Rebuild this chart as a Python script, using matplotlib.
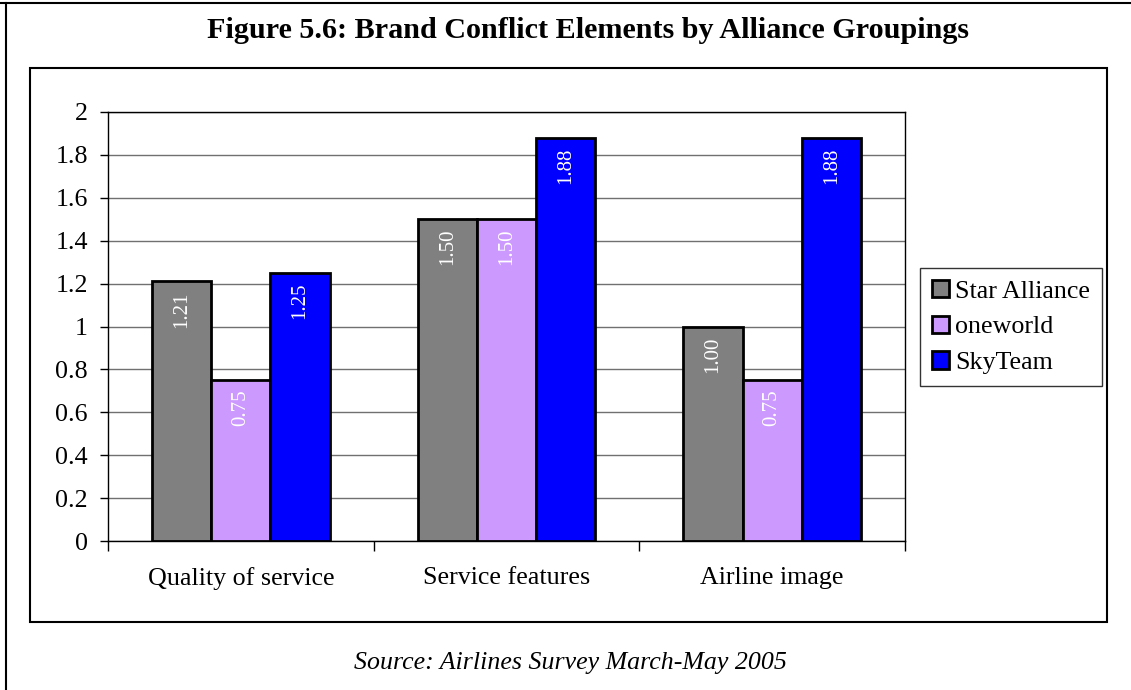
import matplotlib
matplotlib.use("Agg")
import matplotlib.pyplot as plt
from matplotlib.lines import Line2D
from matplotlib.patches import Rectangle
import numpy as np

categories = ["Quality of service", "Service features", "Airline image"]
series_names = ["Star Alliance", "oneworld", "SkyTeam"]
star_alliance = [1.21, 1.50, 1.00]
oneworld = [0.75, 1.50, 0.75]
skyteam = [1.25, 1.88, 1.88]
colors = ["#808080", "#cc99ff", "#0000ff"]
yticks = [0, 0.2, 0.4, 0.6, 0.8, 1, 1.2, 1.4, 1.6, 1.8, 2]
ytick_labels = ["0", "0.2", "0.4", "0.6", "0.8", "1", "1.2", "1.4", "1.6", "1.8", "2"]
title = "Figure 5.6: Brand Conflict Elements by Alliance Groupings"
source = "Source: Airlines Survey March-May 2005"

plt.rcParams["font.family"] = ["Liberation Serif", "DejaVu Serif"]

W, H = 1131, 690
fig = plt.figure(figsize=(W / 100, H / 100), dpi=100)
fig.patch.set_facecolor("white")

def fx(px):
    return px / W

def fy(py):
    return 1 - py / H

# outer border (top and left)
fig.add_artist(Line2D([0, 1], [fy(3), fy(3)], color="black", lw=1.5, transform=fig.transFigure))
fig.add_artist(Line2D([fx(6), fx(6)], [fy(3), 0], color="black", lw=1.5, transform=fig.transFigure))
# inner chart box
fig.add_artist(Rectangle((fx(30), fy(622)), fx(1107) - fx(30), fy(68) - fy(622),
                         fill=False, edgecolor="black", lw=1.5, transform=fig.transFigure))

fig.text(fx(588), fy(31), title, ha="center", va="center", fontsize=21.7, fontweight="bold")
fig.text(fx(570), fy(663), source, ha="center", va="center", fontsize=18.6, style="italic")

ax = fig.add_axes([fx(108), fy(541), fx(905) - fx(108), fy(112) - fy(541)])
x = np.arange(len(categories))
bw = 0.2226
data = [star_alliance, oneworld, skyteam]
for i, (vals, name, c) in enumerate(zip(data, series_names, colors)):
    bars = ax.bar(x + (i - 1) * bw, vals, bw, color=c, edgecolor="black", linewidth=2,
                  label=name, zorder=3)
    for b, v in zip(bars, vals):
        ax.annotate(f"{v:.2f}", (b.get_x() + b.get_width() / 2, v), xytext=(0, -7),
                    textcoords="offset points", rotation=90, ha="center", va="top",
                    color="white", fontsize=15, zorder=4)

ax.set_xlim(-0.5, 2.5)
ax.set_ylim(0, 2)
ax.set_yticks(yticks)
ax.set_yticklabels(ytick_labels, fontsize=18.7)
ax.yaxis.grid(True, color="#707070", lw=1, zorder=0)
ax.set_axisbelow(True)
ax.tick_params(axis="y", direction="out", length=6, width=1, pad=8.5)
ax.set_xticks([-0.5, 0.5, 1.5, 2.5])
ax.set_xticklabels([])
ax.set_xticks(x, minor=True)
ax.set_xticklabels(categories, minor=True, fontsize=18.7)
ax.tick_params(axis="x", which="major", direction="out", length=7, width=1)
ax.tick_params(axis="x", which="minor", length=0, pad=19)
for s in ax.spines.values():
    s.set_color("black")
    s.set_linewidth(1)

leg = ax.legend(loc="center left", bbox_to_anchor=(fx(920), fy(327)), bbox_transform=fig.transFigure,
                fontsize=18.7, frameon=True, fancybox=False, edgecolor="black",
                handlelength=0.65, handleheight=0.65, handletextpad=0.25, labelspacing=0.5,
                borderpad=0.45, borderaxespad=0)
leg.get_frame().set_linewidth(1)

fig.savefig("out.png", dpi=100, facecolor="white")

> [WHAT YOU HAVE TO DO]: Leave out any pictures, please, and quote only the lines from the top of the data through the line that contains "return 1 - py / H".

> [RESPONSE]:
Rebuild this chart as a Python script, using matplotlib.
import matplotlib
matplotlib.use("Agg")
import matplotlib.pyplot as plt
from matplotlib.lines import Line2D
from matplotlib.patches import Rectangle
import numpy as np

categories = ["Quality of service", "Service features", "Airline image"]
series_names = ["Star Alliance", "oneworld", "SkyTeam"]
star_alliance = [1.21, 1.50, 1.00]
oneworld = [0.75, 1.50, 0.75]
skyteam = [1.25, 1.88, 1.88]
colors = ["#808080", "#cc99ff", "#0000ff"]
yticks = [0, 0.2, 0.4, 0.6, 0.8, 1, 1.2, 1.4, 1.6, 1.8, 2]
ytick_labels = ["0", "0.2", "0.4", "0.6", "0.8", "1", "1.2", "1.4", "1.6", "1.8", "2"]
title = "Figure 5.6: Brand Conflict Elements by Alliance Groupings"
source = "Source: Airlines Survey March-May 2005"

plt.rcParams["font.family"] = ["Liberation Serif", "DejaVu Serif"]

W, H = 1131, 690
fig = plt.figure(figsize=(W / 100, H / 100), dpi=100)
fig.patch.set_facecolor("white")

def fx(px):
    return px / W

def fy(py):
    return 1 - py / H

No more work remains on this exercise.